** Begin **

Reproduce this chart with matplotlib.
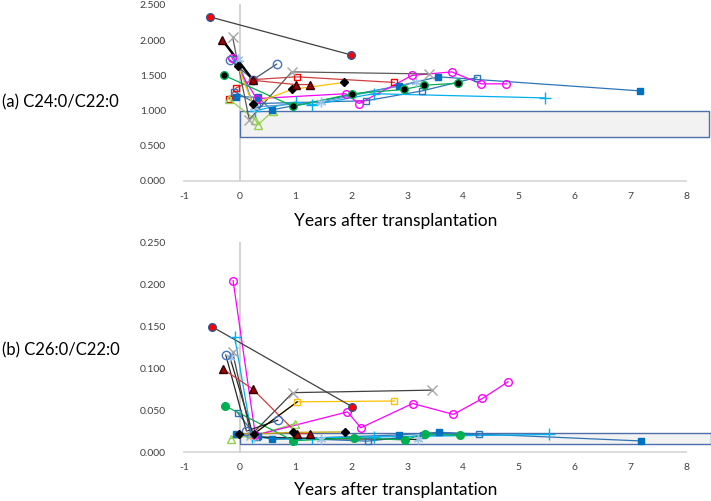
import matplotlib
matplotlib.use("Agg")
import matplotlib.pyplot as plt
from matplotlib.patches import Rectangle

plt.rcParams['font.family'] = ['Lato', 'DejaVu Sans']
plt.rcParams['axes.unicode_minus'] = False

# ---- data (x = years after transplantation) ----
# panel (a) C24:0/C22:0 and panel (b) C26:0/C22:0
redcirc_xa = [-0.53, 2.0]
redcirc_a = [2.33, 1.79]
redcirc_xb = [-0.5, 2.02]
redcirc_b = [0.150, 0.054]

tri_xa = [-0.31, 0.24, 1.0, 1.26]
tri_a = [2.0, 1.43, 1.37, 1.37]
tri_xb = [-0.3, 0.23, 1.03, 1.26]
tri_b = [0.099, 0.0755, 0.022, 0.022]

diam_xa = [-0.03, 0.23, 0.93, 1.87]
diam_a = [1.63, 1.09, 1.30, 1.40]
diam_xb = [-0.01, 0.26, 0.95, 1.89]
diam_b = [0.022, 0.0215, 0.0235, 0.024]

green_xa = [-0.28, 0.96, 2.02, 2.94, 3.30, 3.92]
green_a = [1.50, 1.06, 1.24, 1.30, 1.36, 1.39]
green_xb = [-0.26, 0.96, 2.05, 2.96, 3.32, 3.95]
green_b = [0.055, 0.0135, 0.017, 0.0144, 0.0216, 0.020]

bsq_xa = [-0.06, 0.32, 0.57, 2.85, 3.56, 7.18]
bsq_a = [1.20, 1.19, 1.01, 1.35, 1.48, 1.28]
bsq_xb = [-0.06, 0.32, 0.58, 2.85, 3.57, 7.2]
bsq_b = [0.021, 0.019, 0.015, 0.0204, 0.0236, 0.0132]

osq_xa = [-0.1, 0.3, 2.27, 3.27, 4.25]
osq_a = [1.27, 1.10, 1.14, 1.28, 1.47]
osq_xb = [-0.04, 0.3, 2.29, 3.28, 4.28]
osq_b = [0.047, 0.018, 0.013, 0.020, 0.021]

mag_xa = [-0.14, 0.3, 1.9, 2.14, 3.09, 3.80, 4.33, 4.78]
mag_a = [1.75, 1.17, 1.24, 1.10, 1.50, 1.55, 1.38, 1.38]
mag_xb = [-0.12, 0.28, 1.93, 2.17, 3.1, 3.83, 4.35, 4.81]
mag_b = [0.205, 0.020, 0.048, 0.029, 0.058, 0.045, 0.064, 0.084]

grx_xa = [-0.13, 0.17, 0.93, 3.4]
grx_a = [2.05, 0.87, 1.55, 1.52]
grx_xb = [-0.13, 0.2, 0.95, 3.44]
grx_b = [0.12, 0.02, 0.071, 0.074]

cyan_xa = [-0.05, 0.28, 1.0, 1.3, 2.4, 5.48]
cyan_a = [1.70, 1.00, 1.12, 1.08, 1.24, 1.18]
cyan_xb = [-0.09, 0.22, 1.0, 1.3, 2.4, 5.54]
cyan_b = [0.137, 0.018, 0.015, 0.017, 0.018, 0.021]

ast_xa = [-0.03, 0.25, 1.45, 3.16]
ast_a = [1.73, 1.05, 1.12, 1.40]
ast_xb = [-0.18, 0.25, 1.45, 3.2]
ast_b = [0.114, 0.018, 0.016, 0.015]

ocirc_xa = [-0.18, 0.24, 0.66]
ocirc_a = [1.72, 1.44, 1.66]
ocirc_xb = [-0.25, 0.12, 0.68]
ocirc_b = [0.116, 0.025, 0.038]

gtri_xa = [-0.19, 0.28, 0.33, 0.6]
gtri_a = [1.16, 0.87, 0.80, 1.0]
gtri_xb = [-0.16, 0.28, 0.99]
gtri_b = [0.016, 0.02, 0.034]

rsq_xa = [-0.19, -0.07, 0.24, 1.02, 2.77]
rsq_a = [1.17, 1.32, 1.44, 1.48, 1.40]

ysq_xb = [0.22, 1.03, 2.77]
ysq_b = [0.02, 0.060, 0.061]

# normal ranges (shaded boxes)
norm_a = (0.63, 0.99)
norm_b = (0.009, 0.0224)
xticks = [-1, 0, 1, 2, 3, 4, 5, 6, 7, 8]

# series styles: (x, y, marker, face, edge, line colour, msize, black head pts, head lw)
panel_a = [
    (rsq_xa, rsq_a, 's', 'none', '#ff0000', '#d04040', 5, 0, 0),
    (gtri_xa, gtri_a, '^', 'none', '#92d050', '#92d050', 6, 0, 0),
    (osq_xa, osq_a, 's', 'none', '#2e75b6', '#2e75b6', 5, 0, 0),
    (bsq_xa, bsq_a, 's', '#0070c0', '#0070c0', '#2e75b6', 5, 0, 0),
    (cyan_xa, cyan_a, '+', '#00b0f0', '#00b0f0', '#00b0f0', 8, 0, 0),
    (ast_xa, ast_a, (6, 2, 0), '#9dc3e6', '#9dc3e6', '#5b9bd5', 7, 0, 0),
    (mag_xa, mag_a, 'o', 'none', '#ff00ff', '#ff00ff', 5.5, 0, 0),
    (green_xa, green_a, 'o', 'black', '#00b050', '#00b050', 5.5, 0, 0),
    (grx_xa, grx_a, 'x', '#a6a6a6', '#a6a6a6', '#595959', 7, 0, 0),
    (diam_xa, diam_a, 'D', 'black', 'black', '#ffc000', 4, 0, 0),
    (ocirc_xa, ocirc_a, 'o', 'none', '#4472c4', '#44546a', 6, 0, 0),
    (tri_xa, tri_a, '^', '#a00000', '#300000', '#d04040', 5.5, 2, 1.8),
    (redcirc_xa, redcirc_a, 'o', '#ff0000', '#2f5597', '#404040', 5.5, 0, 0),
]

panel_b = [
    (gtri_xb, gtri_b, '^', 'none', '#92d050', '#92d050', 6, 0, 0),
    (osq_xb, osq_b, 's', 'none', '#2e75b6', '#2e75b6', 5, 0, 0),
    (bsq_xb, bsq_b, 's', '#0070c0', '#0070c0', '#2e75b6', 5, 0, 0),
    (cyan_xb, cyan_b, '+', '#00b0f0', '#00b0f0', '#00b0f0', 8, 0, 0),
    (ast_xb, ast_b, (6, 2, 0), '#9dc3e6', '#9dc3e6', '#262626', 7, 0, 0),
    (ysq_xb, ysq_b, 's', 'none', '#ffc000', '#ffc000', 5, 2, 0.9),
    (mag_xb, mag_b, 'o', 'none', '#ff00ff', '#ff00ff', 5.5, 0, 0),
    (green_xb, green_b, 'o', '#00b050', '#00b050', '#00b050', 5.5, 0, 0),
    (grx_xb, grx_b, 'x', '#a6a6a6', '#a6a6a6', '#404040', 7, 0, 0),
    (ocirc_xb, ocirc_b, 'o', 'none', '#4472c4', '#262626', 6, 0, 0),
    (tri_xb, tri_b, '^', '#a00000', '#300000', '#d04040', 5.5, 0, 0),
    (diam_xb, diam_b, 'D', 'black', 'black', '#c8a000', 4, 0, 0),
    (redcirc_xb, redcirc_b, 'o', '#ff0000', '#2f5597', '#404040', 5.5, 0, 0),
]

fig = plt.figure(figsize=(7.11, 5.01), dpi=100)

W, H = 711.0, 501.0
# axes positions in pixels: x -1 -> 184, 8 -> 686
ax_a = fig.add_axes([184 / W, (H - 181) / H, 502 / W, 176 / H])
ax_b = fig.add_axes([184 / W, (H - 452) / H, 502 / W, 209 / H])


def draw_panel(ax, series, ymax, yticks, norm, xmax_box):
    ax.set_xlim(-1, 8)
    ax.set_ylim(0, ymax)
    for s in ax.spines.values():
        s.set_visible(False)
    ax.axhline(0, color='#d9d9d9', lw=1.3, zorder=0.5, clip_on=False)
    ax.axvline(0, color='#d0d0d0', lw=1.3, zorder=0.5, clip_on=False)
    ax.add_patch(Rectangle((0, norm[0]), xmax_box, norm[1] - norm[0],
                           facecolor='#f2f2f2', edgecolor='#4f6fa8', lw=1.0,
                           zorder=1, clip_on=False))
    for x, y, mk, fc, ec, lc, ms, head, hlw in series:
        ax.plot(x, y, color=lc, lw=0.9, zorder=2, clip_on=False)
        if head:
            ax.plot(x[:head], y[:head], color='black', lw=hlw, zorder=2.1,
                    clip_on=False)
        ax.plot(x, y, ls='none', marker=mk, ms=ms, mfc=fc, mec=ec, mew=1.0,
                zorder=3, clip_on=False)
    ax.set_xticks(xticks)
    ax.set_yticks(yticks)
    ax.set_yticklabels(['{:.3f}'.format(v) for v in yticks])
    ax.tick_params(length=0, labelsize=7.5, colors='#404040')
    ax.tick_params(axis='y', pad=13)
    ax.tick_params(axis='x', pad=8)


draw_panel(ax_a, panel_a, 2.5, [0, 0.5, 1.0, 1.5, 2.0, 2.5], norm_a, 8.42)
draw_panel(ax_b, panel_b, 0.25, [0, 0.05, 0.10, 0.15, 0.20, 0.25], norm_b, 8.44)

fig.text(2 / W, 1 - 102 / H, '(a) C24:0/C22:0', fontsize=12, va='center',
         ha='left', color='black')
fig.text(2 / W, 1 - 350 / H, '(b) C26:0/C22:0', fontsize=12, va='center',
         ha='left', color='black')
fig.text(396 / W, 1 - 221 / H, 'Years after transplantation', fontsize=12.5,
         va='center', ha='center', color='black')
fig.text(396 / W, 1 - 490 / H, 'Years after transplantation', fontsize=12.5,
         va='center', ha='center', color='black')

fig.savefig('out.png', dpi=100)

** End **

* Exercise directions: Extract the lines exactly, please: the first line of the listing, the line with "grx_b = [0.12, 0.02, 0.071, 0.074]", and every line between them, but no pictures.

* Task output:
Reproduce this chart with matplotlib.
import matplotlib
matplotlib.use("Agg")
import matplotlib.pyplot as plt
from matplotlib.patches import Rectangle

plt.rcParams['font.family'] = ['Lato', 'DejaVu Sans']
plt.rcParams['axes.unicode_minus'] = False

# ---- data (x = years after transplantation) ----
# panel (a) C24:0/C22:0 and panel (b) C26:0/C22:0
redcirc_xa = [-0.53, 2.0]
redcirc_a = [2.33, 1.79]
redcirc_xb = [-0.5, 2.02]
redcirc_b = [0.150, 0.054]

tri_xa = [-0.31, 0.24, 1.0, 1.26]
tri_a = [2.0, 1.43, 1.37, 1.37]
tri_xb = [-0.3, 0.23, 1.03, 1.26]
tri_b = [0.099, 0.0755, 0.022, 0.022]

diam_xa = [-0.03, 0.23, 0.93, 1.87]
diam_a = [1.63, 1.09, 1.30, 1.40]
diam_xb = [-0.01, 0.26, 0.95, 1.89]
diam_b = [0.022, 0.0215, 0.0235, 0.024]

green_xa = [-0.28, 0.96, 2.02, 2.94, 3.30, 3.92]
green_a = [1.50, 1.06, 1.24, 1.30, 1.36, 1.39]
green_xb = [-0.26, 0.96, 2.05, 2.96, 3.32, 3.95]
green_b = [0.055, 0.0135, 0.017, 0.0144, 0.0216, 0.020]

bsq_xa = [-0.06, 0.32, 0.57, 2.85, 3.56, 7.18]
bsq_a = [1.20, 1.19, 1.01, 1.35, 1.48, 1.28]
bsq_xb = [-0.06, 0.32, 0.58, 2.85, 3.57, 7.2]
bsq_b = [0.021, 0.019, 0.015, 0.0204, 0.0236, 0.0132]

osq_xa = [-0.1, 0.3, 2.27, 3.27, 4.25]
osq_a = [1.27, 1.10, 1.14, 1.28, 1.47]
osq_xb = [-0.04, 0.3, 2.29, 3.28, 4.28]
osq_b = [0.047, 0.018, 0.013, 0.020, 0.021]

mag_xa = [-0.14, 0.3, 1.9, 2.14, 3.09, 3.80, 4.33, 4.78]
mag_a = [1.75, 1.17, 1.24, 1.10, 1.50, 1.55, 1.38, 1.38]
mag_xb = [-0.12, 0.28, 1.93, 2.17, 3.1, 3.83, 4.35, 4.81]
mag_b = [0.205, 0.020, 0.048, 0.029, 0.058, 0.045, 0.064, 0.084]

grx_xa = [-0.13, 0.17, 0.93, 3.4]
grx_a = [2.05, 0.87, 1.55, 1.52]
grx_xb = [-0.13, 0.2, 0.95, 3.44]
grx_b = [0.12, 0.02, 0.071, 0.074]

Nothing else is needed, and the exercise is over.